Re^3: how to quickly parse 50000 html documents? (Updated: 50,000 pages in 3 minutes!)
by ww (Archbishop) on Nov 26, 2010 at 04:49 UTC
    appaling (sic), you say?

    Well, the nested tables are awkward and the use of various outdated or deprecated tags is unfortunate; the lack of quotes and the like can certainly be labeled "mistakes." But "appalling" is a pretty strong word. Perhaps "dated" or similar would be better.

    ...so bad as to be practically of no use.

    Even harsher (and IMO, excessive), particularly since what we know about the html fails to support any inference that OP bears any responsibility.

    There is, however, a valuable nugget that saves your post from a quick downvote -- the notion that future changes could break a regex solution. OTOH, any solution we can readily offer today would also be broken were the html converted to 100% compliant xml.

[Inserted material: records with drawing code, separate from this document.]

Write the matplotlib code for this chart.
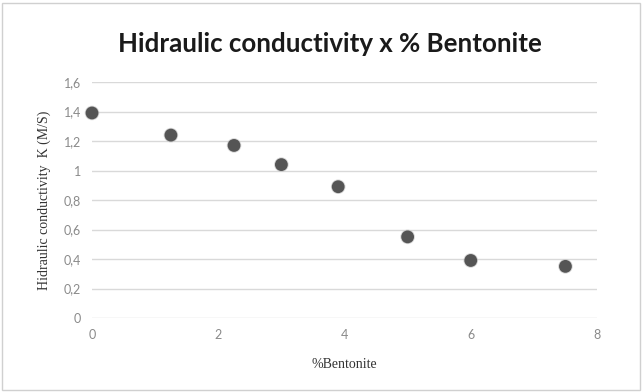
import matplotlib
matplotlib.use("Agg")
import matplotlib.pyplot as plt
from matplotlib.patches import Rectangle

bentonite = [0, 1.25, 2.25, 3.0, 3.9, 5.0, 6.0, 7.5]
conductivity = [1.39, 1.24, 1.17, 1.04, 0.89, 0.55, 0.39, 0.35]
xticks = [0, 2, 4, 6, 8]
yticks = [0, 0.2, 0.4, 0.6, 0.8, 1.0, 1.2, 1.4, 1.6]
ytick_labels = ["0", "0,2", "0,4", "0,6", "0,8", "1", "1,2", "1,4", "1,6"]

W, H = 643, 392
fig = plt.figure(figsize=(W / 100, H / 100), dpi=100)
fig.patch.set_facecolor("white")
fig.add_artist(Rectangle((2 / W, 2 / H), 1 - 5 / W, 1 - 5 / H, transform=fig.transFigure,
                         fill=False, edgecolor="#d0d0d0", linewidth=1.0))

left, right = 92 / W, 597 / W
bottom, top = 1 - 318 / H, 1 - 82 / H
ax = fig.add_axes([left, bottom, right - left, top - bottom])
ax.set_xlim(0, 8)
ax.set_ylim(0, 1.6)
ax.set_xticks(xticks)
ax.set_yticks(yticks)
ax.set_yticklabels(ytick_labels)
for s in ax.spines.values():
    s.set_visible(False)
ax.grid(axis="y", color="#d9d9d9", linewidth=1.0)
ax.set_axisbelow(True)
ax.tick_params(length=0, labelsize=9, labelcolor="#8a8a8a", pad=8)
for lab in ax.get_xticklabels() + ax.get_yticklabels():
    lab.set_family("Lato")

ax.scatter(bentonite, conductivity, s=110, color="#bdbdbd", alpha=0.6, zorder=2,
           edgecolors="none", clip_on=False)
ax.scatter(bentonite, conductivity, s=85, color="#555555", zorder=3,
           edgecolors="none", clip_on=False)

title = fig.text(330 / W, 1 - 44 / H, "Hidraulic conductivity x % Bentonite", ha="center",
                 va="center", fontsize=17, fontweight="bold", color="#1a1a1a", family="Lato")
renderer = fig.canvas.get_renderer()
wpx = title.get_window_extent(renderer).width
title.set_fontsize(17 * 423 / wpx)

ax.set_xlabel("%Bentonite", family="Liberation Serif", fontsize=10, color="#333333", labelpad=12)
ax.set_ylabel("Hidraulic conductivity  K (M/S)", family="Liberation Serif", fontsize=10,
              color="#333333", labelpad=9)

fig.savefig("out.png", dpi=100, facecolor="white")
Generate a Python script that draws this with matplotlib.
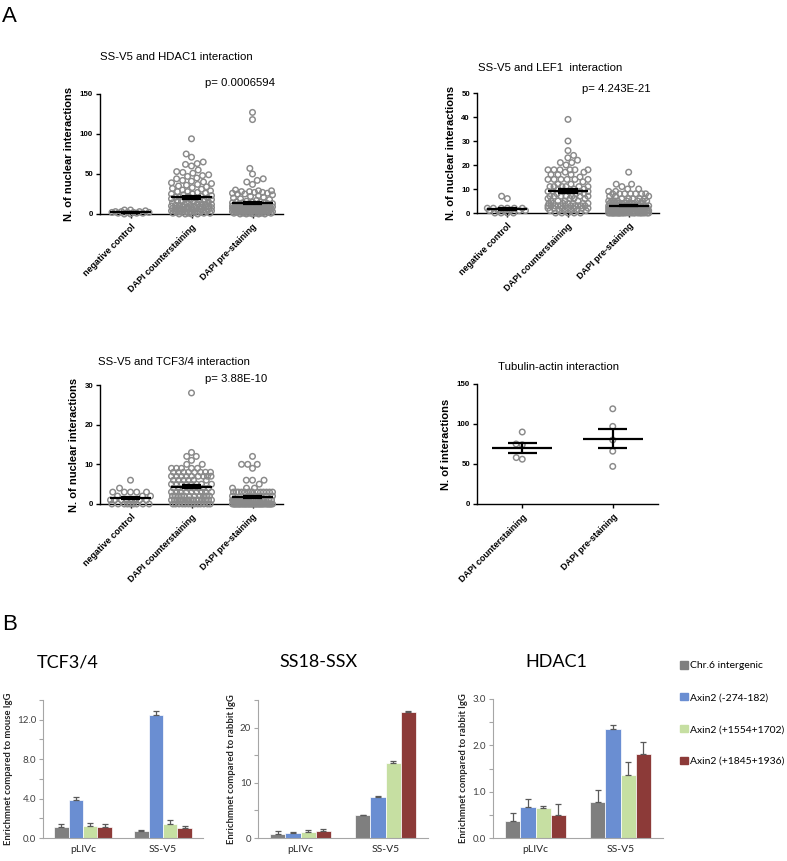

      i take the criticism for using strong words.
      the html as provided is reminiscent of 80's websites. the html provides no data structure elements, merely look/feel html elements/attributes.
      hence as the tags are superficial in terms of data, it would be easier and less likely to break if the scrape is based on the html converted to text. basing the regexes on the well defined terms followed by a collon. basing the regexes instead on largely irrelevant (look/feel) html, I see as not an effective design.
      i'm not criticising the html just for the sake of being critical...but i believe in basing programs on best variant of input data. so if one has no control over the website, then at least making best attempt at getting non-breaking data is better (imho) to just scraping the worst and hoping for the best. so instead of merely criticising, it's basing decisions on likely factors...deciding to use text form of data instead of anchoring on outdated or likely-to-be-not-well-formed html. that's all.